__Records provided__.
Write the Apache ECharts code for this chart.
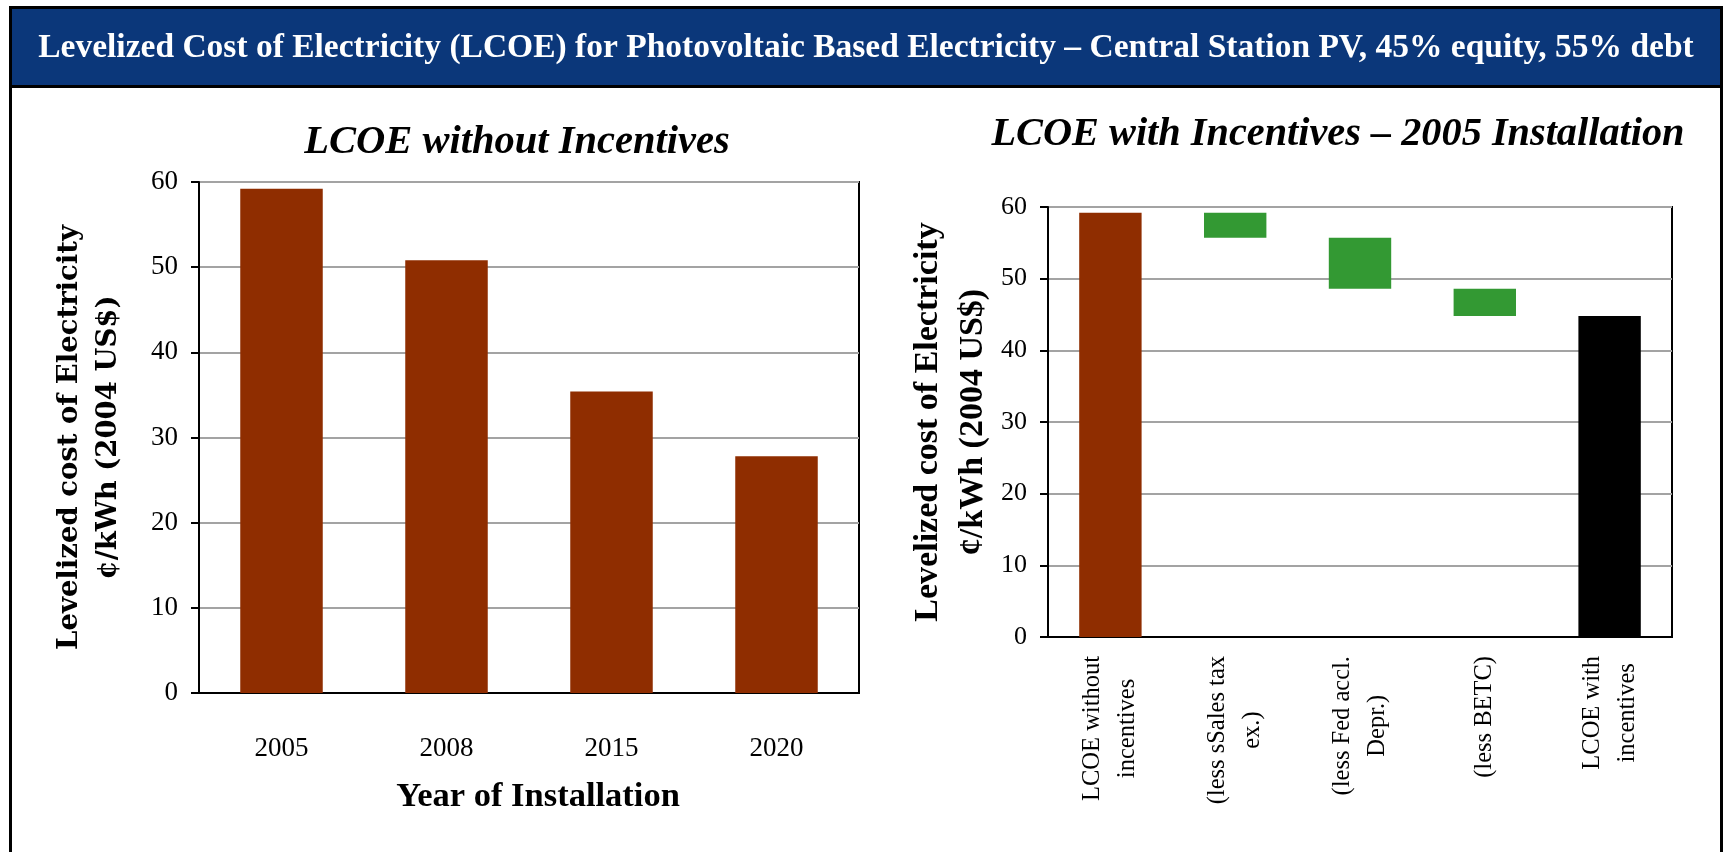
<!DOCTYPE html>
<html>
<head>
<meta charset="utf-8">
<script src="https://cdn.jsdelivr.net/npm/echarts@6/dist/echarts.min.js"></script>
<style>
  html, body { margin: 0; padding: 0; background: #ffffff; }
  #chart { width: 1724px; height: 852px; }
</style>
</head>
<body>
<div id="chart"></div>
<script>
// ---- text ----
const headerTitle = 'Levelized Cost of Electricity (LCOE) for Photovoltaic Based Electricity – Central Station PV, 45% equity, 55% debt';
const leftChartTitle = 'LCOE without Incentives';
const rightChartTitle = 'LCOE with Incentives – 2005 Installation';
const yAxisTitle = 'Levelized cost of Electricity\n¢/kWh (2004 US$)';
const xAxisTitle = 'Year of Installation';

// ---- value axis (¢/kWh) ----
const yAxisMin = 0;
const yAxisMax = 60;
const yAxisStep = 10;

// ---- LCOE by installation year ----
const installYears = ['2005', '2008', '2015', '2020'];
const lcoeByYear = [59.2, 50.8, 35.4, 27.8];

// ---- 2005 installation: incentive waterfall ----
const incentiveSteps = [
  'LCOE without\nincentives',
  '(less sSales tax\nex.)',
  '(less Fed accl.\nDepr.)',
  '(less BETC)',
  'LCOE with\nincentives'
];
const lcoe2005 = 59.2;
const incentiveReductions = [3.5, 7.1, 3.8];

// ---- colours ----
const BROWN = '#8f2d00';
const GREEN = '#339933';
const BLACK = '#000000';
const GRID_GRAY = '#a3a3a3';
const HEADER_BLUE = '#0b377a';
const SERIF = '"Liberation Serif", "DejaVu Serif", serif';

// Build the invisible base + visible segment for the waterfall
const waterfallBase = [0];
const waterfallBars = [{ value: lcoe2005, itemStyle: { color: BROWN } }];
let level = lcoe2005;
incentiveReductions.forEach(function (r) {
  level = +(level - r).toFixed(2);
  waterfallBase.push(level);
  waterfallBars.push({ value: r, itemStyle: { color: GREEN } });
});
waterfallBase.push(0);
waterfallBars.push({ value: level, itemStyle: { color: BLACK } });

function valueAxis(gridIndex, labelSize, nameFont, nameSize, nameLineHeight, nameGap) {
  return {
    type: 'value',
    gridIndex: gridIndex,
    min: yAxisMin,
    max: yAxisMax,
    interval: yAxisStep,
    name: yAxisTitle,
    nameLocation: 'middle',
    nameRotate: 90,
    nameGap: nameGap,
    nameTextStyle: {
      fontFamily: nameFont,
      fontWeight: 'bold',
      fontSize: nameSize,
      lineHeight: nameLineHeight,
      color: '#000'
    },
    axisLine: { show: true, lineStyle: { color: '#000', width: 2 } },
    axisTick: { show: true, length: 8, lineStyle: { color: '#000', width: 2 } },
    splitLine: { show: true, lineStyle: { color: GRID_GRAY, width: 2 } },
    axisLabel: {
      fontFamily: SERIF,
      fontSize: labelSize,
      color: '#000',
      margin: 21
    }
  };
}

const chart = echarts.init(document.getElementById('chart'), null, { renderer: 'canvas' });

chart.setOption({
  backgroundColor: '#ffffff',
  animation: false,
  graphic: [
    // outer frame (open at the bottom edge of the page)
    { type: 'rect', z: 0, shape: { x: 10.5, y: 7.5, width: 1711, height: 870 },
      style: { fill: 'none', stroke: '#000', lineWidth: 3 } },
    // header band
    { type: 'rect', z: 0, shape: { x: 12, y: 9, width: 1708, height: 76 },
      style: { fill: HEADER_BLUE } },
    { type: 'line', z: 0, shape: { x1: 10, y1: 86.5, x2: 1722, y2: 86.5 },
      style: { stroke: '#000', lineWidth: 3 } },
    { type: 'text', z: 1, x: 866, y: 48,
      style: { text: headerTitle, fill: '#ffffff', fontFamily: SERIF, fontWeight: 'bold',
               fontSize: 33.5, align: 'center', verticalAlign: 'middle' } }
  ],
  title: [
    { text: leftChartTitle, left: 512, top: 117, textAlign: 'center',
      textStyle: { fontFamily: SERIF, fontStyle: 'italic', fontWeight: 'bold', fontSize: 40.5, color: '#000' } },
    { text: rightChartTitle, left: 1333, top: 110, textAlign: 'center',
      textStyle: { fontFamily: SERIF, fontStyle: 'italic', fontWeight: 'bold', fontSize: 40.3, color: '#000' } }
  ],
  grid: [
    { left: 199, top: 182, width: 660, height: 511, show: true,
      borderColor: '#000', borderWidth: 2, backgroundColor: '#fff' },
    { left: 1048, top: 207, width: 624, height: 430, show: true,
      borderColor: '#000', borderWidth: 2, backgroundColor: '#fff' }
  ],
  xAxis: [
    {
      type: 'category',
      gridIndex: 0,
      data: installYears,
      name: xAxisTitle,
      nameLocation: 'middle',
      nameGap: 87,
      nameTextStyle: { fontFamily: SERIF, fontWeight: 'bold', fontSize: 34.5, color: '#000',
                       padding: [0, 0, 0, 18] },
      axisLine: { show: true, lineStyle: { color: '#000', width: 2 } },
      axisTick: { show: false },
      axisLabel: { fontFamily: SERIF, fontSize: 27, color: '#000', margin: 42 }
    },
    {
      type: 'category',
      gridIndex: 1,
      data: incentiveSteps,
      axisLine: { show: true, lineStyle: { color: '#000', width: 2 } },
      axisTick: { show: false },
      axisLabel: {
        interval: 0,
        rotate: 90,
        margin: 19,
        formatter: function (v) {
          return v.split('\n').map(function (s) { return '{c|' + s + '}'; }).join('\n');
        },
        rich: {
          c: { align: 'center', fontFamily: SERIF, fontSize: 24.5, lineHeight: 35, color: '#000' }
        }
      }
    }
  ],
  yAxis: [
    valueAxis(0, 27, '"DejaVu Serif", serif', 27.5, 38.5, 71),
    valueAxis(1, 26, SERIF, 34, 45, 52)
  ],
  series: [
    {
      type: 'bar',
      xAxisIndex: 0,
      yAxisIndex: 0,
      data: lcoeByYear,
      barWidth: '50%',
      itemStyle: { color: BROWN }
    },
    {
      type: 'bar',
      xAxisIndex: 1,
      yAxisIndex: 1,
      stack: 'waterfall',
      data: waterfallBase,
      barWidth: '50%',
      itemStyle: { color: 'transparent' },
      emphasis: { disabled: true },
      silent: true
    },
    {
      type: 'bar',
      xAxisIndex: 1,
      yAxisIndex: 1,
      stack: 'waterfall',
      data: waterfallBars,
      barWidth: '50%'
    }
  ]
});
</script>
</body>
</html>
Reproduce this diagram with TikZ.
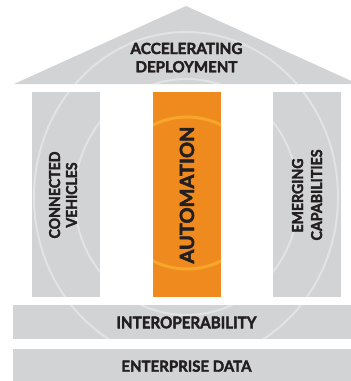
\documentclass[tikz,border=0pt]{standalone}
\usepackage{fontspec}
\setmainfont{Lato}[BoldFeatures={FakeBold=2.5}]
\definecolor{pgray}{HTML}{D1D3D4}
\definecolor{pring}{HTML}{E2E3E4}
\definecolor{porange}{HTML}{EF8A1F}
\definecolor{pyring}{HTML}{F6A72A}
\definecolor{ptext}{HTML}{231F20}
\newcommand{\fitw}[2]{\resizebox{#1pt}{\height}{#2}}
\begin{document}
\begin{tikzpicture}[x=1pt,y=-1pt,
  block/.style={fill=pgray,draw=none},
  oblock/.style={fill=porange,draw=none},
  ring/.style={draw=pring,line width=2pt},
  oring/.style={draw=pyring,line width=3pt},
  lbl/.style={text=ptext,font=\bfseries,inner sep=0pt,anchor=base},
  vlbl/.style={lbl,rotate=90}]
\useasboundingbox (0,0) rectangle (351,381);
% roof
\fill[pgray] (14,84) -- (186,6) -- (358,84) -- cycle;
% pillars
\fill[pgray] (32,92) rectangle (100,297);
\fill[porange] (153,92) rectangle (221,297);
\fill[pgray] (273,92) rectangle (341,297);
% bands
\fill[pgray] (13,305) rectangle (360,339);
\fill[pgray] (13,349) rectangle (360,381);
% rings on grey shapes
\begin{scope}
\clip (14,84) -- (186,6) -- (358,84) -- cycle
      (32,92) rectangle (100,297)
      (273,92) rectangle (341,297)
      (13,305) rectangle (360,339);
\draw[ring] (186,197) ellipse [x radius=152, y radius=165];
\draw[ring] (186.5,197) ellipse [x radius=112, y radius=118];
\end{scope}
\begin{scope}
\clip (153,92) rectangle (221,297);
\draw[oring] (187,193) circle [radius=76];
\end{scope}
% labels
\node[lbl,font=\bfseries\fontsize{15.3}{18}\selectfont] (t1) at (186.5,54) {\fitw{112}{ACCELERATING}};
\node[lbl,font=\bfseries\fontsize{15.3}{18}\selectfont] (t2) at (186.5,72.3) {\fitw{102}{DEPLOYMENT}};
\node[vlbl,font=\bfseries\fontsize{15}{18}\selectfont] (c1) at (60,195) {\fitw{87}{CONNECTED}};
\node[vlbl,font=\bfseries\fontsize{15}{18}\selectfont] (c2) at (77,195) {\fitw{65}{VEHICLES}};
\node[vlbl,font=\bfseries\fontsize{19.5}{22}\selectfont] (a1) at (194,195) {\fitw{137}{AUTOMATION}};
\node[vlbl,font=\bfseries\fontsize{15}{18}\selectfont] (e1) at (303,195.5) {\fitw{74}{EMERGING}};
\node[vlbl,font=\bfseries\fontsize{15}{18}\selectfont] (e2) at (322,195) {\fitw{91}{CAPABILITIES}};
\node[lbl,font=\bfseries\fontsize{16.2}{18}\selectfont] (i1) at (186.5,328.3) {\fitw{140}{INTEROPERABILITY}};
\node[lbl,font=\bfseries\fontsize{15.3}{18}\selectfont] (d1) at (186.5,371.7) {\fitw{130}{ENTERPRISE DATA}};
\end{tikzpicture}
\end{document}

__Work instructions__.
Look through the data and show every line containing "this".

__Exercise output__.
Write the Apache ECharts code for this chart.
Reproduce this diagram with TikZ.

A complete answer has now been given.